Trans women are therefore a complicating element in the simple political binary of them-and-us radical feminism, in which #YesAllWomen has implicitly become #YesOnlyWomen. A feminism supposedly based on shared experience of sexism ends up having to deny the experiences that trans women and cis women potentially share. Yet as with bodily experiences, it ought to be possible to find enough overlap of social experiences to build bonds of solidarity which includes trans women within a feminist movement. It’s not just trans women, after all, who stuff their bra to give themselves cleavage or get the wrong sort of toys taken away from them.

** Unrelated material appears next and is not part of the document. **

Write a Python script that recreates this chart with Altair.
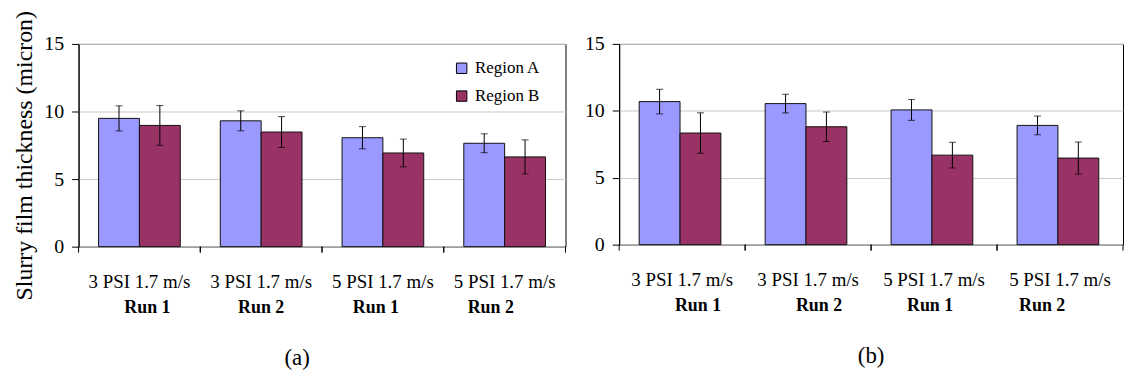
import altair as alt
import pandas as pd

# ---------------- data ----------------
categories = ["3 PSI 1.7 m/s Run 1", "3 PSI 1.7 m/s Run 2", "5 PSI 1.7 m/s Run 1", "5 PSI 1.7 m/s Run 2"]
label_line1 = ["3 PSI 1.7 m/s", "3 PSI 1.7 m/s", "5 PSI 1.7 m/s", "5 PSI 1.7 m/s"]
label_line2 = ["Run 1", "Run 2", "Run 1", "Run 2"]
regions = ["Region A", "Region B"]

# panel (a)
a_region_a = [9.49, 9.31, 8.06, 7.65]
a_region_a_err = [0.93, 0.74, 0.82, 0.70]
a_region_b = [8.97, 8.48, 6.93, 6.64]
a_region_b_err = [1.47, 1.14, 1.03, 1.26]

# panel (b)
b_region_a = [10.69, 10.54, 10.07, 8.91]
b_region_a_err = [0.92, 0.70, 0.78, 0.70]
b_region_b = [8.34, 8.81, 6.69, 6.47]
b_region_b_err = [1.51, 1.10, 0.96, 1.20]

y_ticks = [0, 5, 10, 15]

# ---------------- style ----------------
FONT = "Liberation Serif"
COLORS = ["#9999FF", "#993366"]
run_label_nudge_a = [8, 0, -7, -14]
run_label_nudge_b = [16, 11, -4, -18]


def make_df(va, ea, vb, eb):
    rows = []
    for i, c in enumerate(categories):
        for r, v, e in ((regions[0], va[i], ea[i]), (regions[1], vb[i], eb[i])):
            rows.append({"cat": c, "region": r, "value": v, "lo": v - e, "hi": v + e})
    return pd.DataFrame(rows)


cat_df = pd.DataFrame({"cat": categories, "line1": label_line1, "line2": label_line2})


def panel(va, ea, vb, eb, w, h, title, nudges, lx, ly, caption, cap_dx):
    df = make_df(va, ea, vb, eb)
    xscale = alt.Scale(domain=categories, paddingInner=0, paddingOuter=0)
    x = alt.X("cat:N", scale=xscale, axis=None)
    xo = alt.XOffset("region:N", scale=alt.Scale(domain=regions, paddingInner=0, paddingOuter=0.49))
    yaxis = alt.Axis(values=y_ticks, title=title, grid=True, gridColor="#c8c8c8",
                     domainColor="black", tickColor="black", tickSize=7,
                     labelFont=FONT, labelFontSize=20, labelColor="black", labelPadding=8,
                     titleFont=FONT, titleFontSize=24, titleFontWeight="normal",
                     titleColor="black", titlePadding=7, titleY=112)
    yscale = alt.Scale(domain=[0, 15], nice=False)

    base = alt.Chart(df)
    bars = base.mark_bar(stroke="#111111", strokeWidth=1).encode(
        x=x, xOffset=xo,
        y=alt.Y("value:Q", scale=yscale, axis=yaxis),
        color=alt.Color("region:N", scale=alt.Scale(domain=regions, range=COLORS),
                        legend=alt.Legend(title=None, orient="none", legendX=lx, legendY=ly,
                                          symbolType="square", symbolSize=110,
                                          symbolStrokeColor="black", symbolStrokeWidth=1,
                                          labelFont=FONT, labelFontSize=17, labelColor="black",
                                          rowPadding=10, padding=0, labelOffset=5)),
    )
    err = base.mark_rule(color="black", strokeWidth=1).encode(
        x=x, xOffset=xo,
        y=alt.Y("lo:Q", scale=yscale, axis=yaxis), y2="hi:Q")
    cap_lo = base.mark_tick(color="black", thickness=1, size=7).encode(
        x=x, xOffset=xo, y=alt.Y("lo:Q", scale=yscale, axis=yaxis))
    cap_hi = base.mark_tick(color="black", thickness=1, size=7).encode(
        x=x, xOffset=xo, y=alt.Y("hi:Q", scale=yscale, axis=yaxis))

    cbase = alt.Chart(cat_df)
    t0 = cbase.mark_rule(color="black", strokeWidth=1).encode(
        x=alt.X("cat:N", scale=xscale, axis=None, bandPosition=0),
        y=alt.value(h), y2=alt.value(h + 6))
    t1 = cbase.mark_rule(color="black", strokeWidth=1).encode(
        x=alt.X("cat:N", scale=xscale, axis=None, bandPosition=1),
        y=alt.value(h), y2=alt.value(h + 6))

    lab1 = cbase.mark_text(font=FONT, fontSize=19, baseline="alphabetic", color="black").encode(
        x=alt.X("cat:N", scale=xscale, axis=None), y=alt.value(h + 42), text="line1:N")
    layers = [bars, err, cap_lo, cap_hi, t0, t1, lab1]
    for i in range(len(categories)):
        sub = cat_df.iloc[i:i + 1]
        layers.append(alt.Chart(sub).mark_text(font=FONT, fontSize=18, fontWeight="bold",
                                              baseline="alphabetic", color="black", dx=nudges[i]).encode(
            x=alt.X("cat:N", scale=xscale, axis=None), y=alt.value(h + 67), text="line2:N"))

    return alt.layer(*layers).properties(
        width=w, height=h,
        title=alt.TitleParams(caption, orient="bottom", anchor="middle", font=FONT, fontSize=23,
                              fontWeight="normal", color="black", offset=30, dx=cap_dx),
    )


pa = panel(a_region_a, a_region_a_err, a_region_b, a_region_b_err, 490, 204,
           "Slurry film thickness (micron)", run_label_nudge_a, 377, 16, "(a)", -25)
pb = panel(b_region_a, b_region_a_err, b_region_b, b_region_b_err, 507, 202,
           None, run_label_nudge_b, 388, 14, "(b)", 0)

chart = alt.hconcat(pa, pb, spacing=54, bounds="flush").properties(
    padding={"left": 4, "top": 0, "right": 0, "bottom": 0}
).configure_view(stroke="black", strokeWidth=1).configure_axis(gridWidth=1)

chart.save("out.html", embed_options={"renderer": "svg", "actions": False})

As I’ve said earlier, feminism has always found solidarity difficult, but the movement has nevertheless over the years achieved something not just for middle-class women, but also working-class women, black women and lesbians. In the same way, despite all the current fractiousness over the role of trans women in feminism, I expect that more and more they will come to be accepted as part of it: we just need to remain aware that the necessary simplifications of political slogans don’t match the messy complexities of real life.


2 thoughts on “Transwomen, class and feminist solidarity

  1. Thank you for such a thoughtful essay. I am not clear how culture changes the arguments given, as it undoubtedly will.

    You make the important point that assumptions and theories were made from limited samples, there being so few people whose sexual orientation would be known. Is there enough ethnography to introduce strong assumptions and generate theories for our current multicultural multi ethnic society?


    • You’re right that it is very hard to discuss sex/gender systems and systems of oppression in general terms because they are so culture-bound. But I think even within our multicultural British society there is still a dominant culture and most people are influenced by it. The vast majority of children still attend schools that are either non-religious or Anglican, for example. And I don’t think there are many people in Britain who don’t watch UK/US TV programmes regularly.

      So while what I’m talking about is probably most applicable to white people in the UK (and I know that race relations are very different in the US), I suspect that many other ethnic groups have similar responses to transpeople.

      Although one culture-specific example that often comes up is the Native American idea of the two-spirit people, which has some parallels to transpeople.